Standards-compliant Data Services
Problem – Creating Standards-compliant Data Services Is Difficult
Internal and industry-wide XML data standards establish a common, agreed-upon consumption format for all data consumers, regardless of source format or location. In recent years, these standards have become increasingly important as data is shared within the myriad departments and groups of a single large enterprise, as well as beyond the firewall to partners, suppliers, customers and others. However, developing data services that adhere to standards is not a trivial exercise.
Solution – Use Data Virtualization to Enable Standards Compliance
Composite data virtualization enables rapid development of XML standards-compliant data services. With Composite, each service can be developed, deployed and modified as an independent, standalone component, providing greater flexibility and reusability. In addition, Composite data services loosely-couple the data sources and consumers, and therefore reduce the impact of changes at either source or consumer level. Third, Composite data services can be developed and changed easily and rapidly using modern Eclipse-based development tools, thereby providing the ease of use and agility required in today’s fast-paced business world. Finally, Composite can leverage other data services to split the work, for example across sourcing services, federation services, and standards transformation services to provide even greater flexibility and reuse.

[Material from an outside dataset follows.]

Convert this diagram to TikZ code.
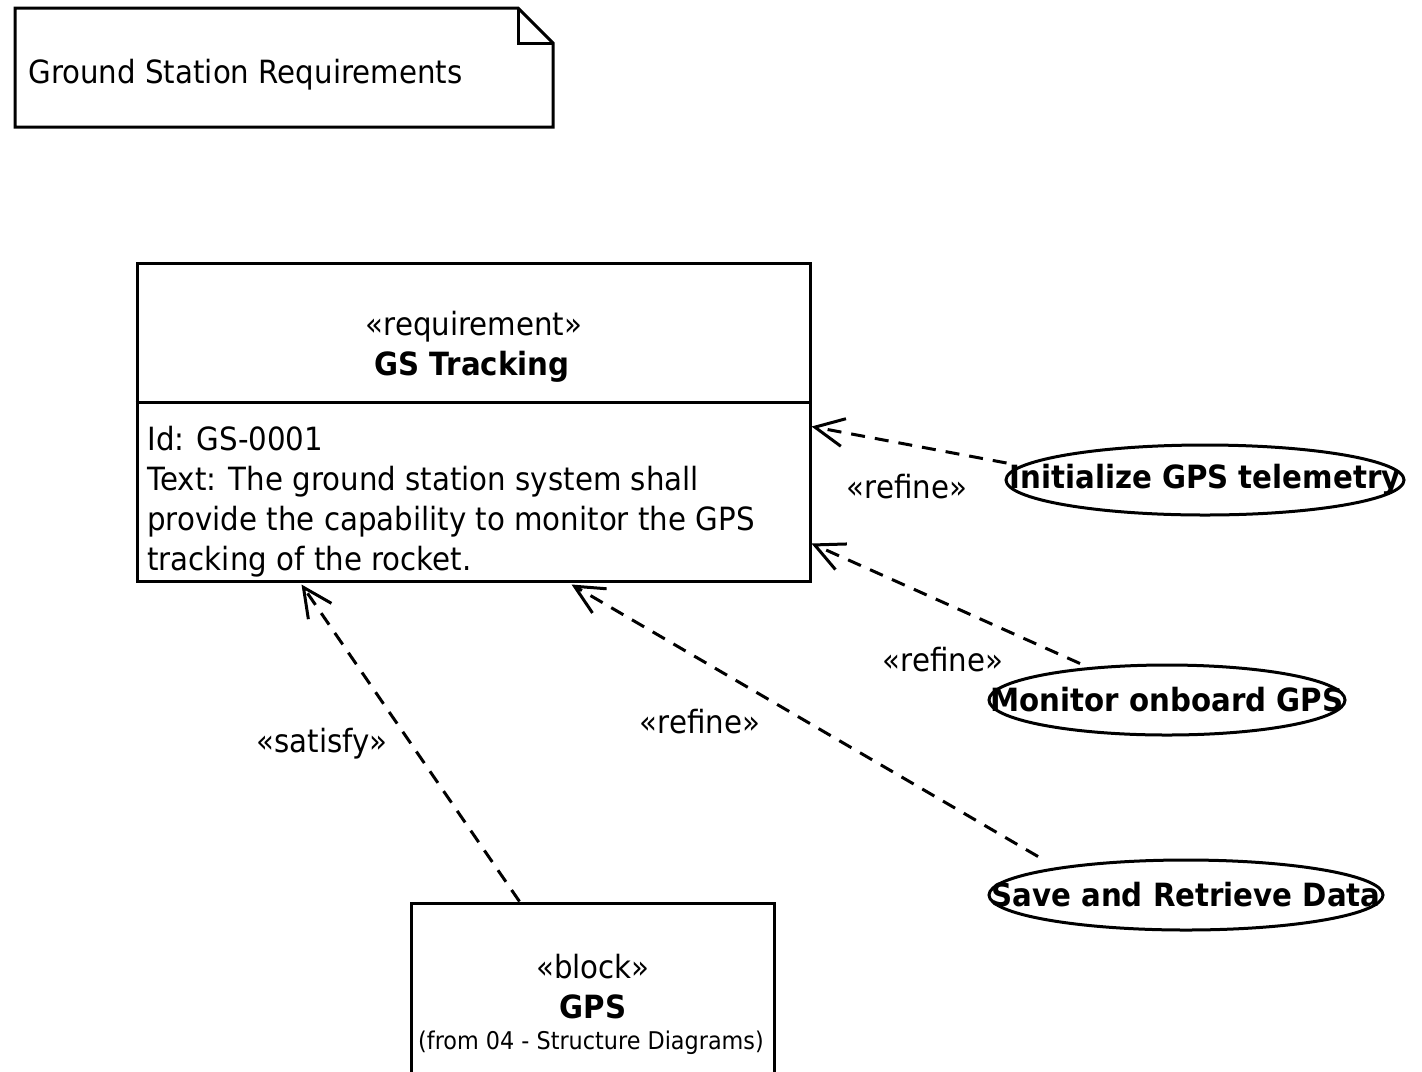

Standards Compliant Data Services
Selected Examples
- Virtualizing Refinery Data Enterprise-wide – Using the process manufacturing standard called MIMOSA along with Composite data virtualization, the energy company ensures similar data is delivered the same way across all its refineries. As a result, operations analysts studying pump failures to optimize preventative maintenance have easy access to data from all pumps in all of the refineries, thereby significantly improving the quality of analysis. Similarly, process engineers may access pump data from multiple refineries, and analyze it with a different tool set for refining process optimization. This approach has led to better business decision making that has increased refinery yields, lowered equipment maintenance costs, and produced better compliance with a myriad of regulations.
- Sharing Intelligence Data across Government Agency Boundaries– To better control threats, intelligence analysts need to use information both within and across the multiple multiple government agencies. For example, using Composite and several standards, including the Intelligence Community Data Layer (ICDL), the National Information Exchange Model (NIEM,) and the Maritime Information Exchange Model (MIEM), agencies such as the Drug Enforcement Administration and the Immigration and Naturalization Service can easily share passenger, crew and manifest data from a U.S. Coast Guard port arrivals data warehouse. As a result, these agencies ensure America’s security in a cost-effective way.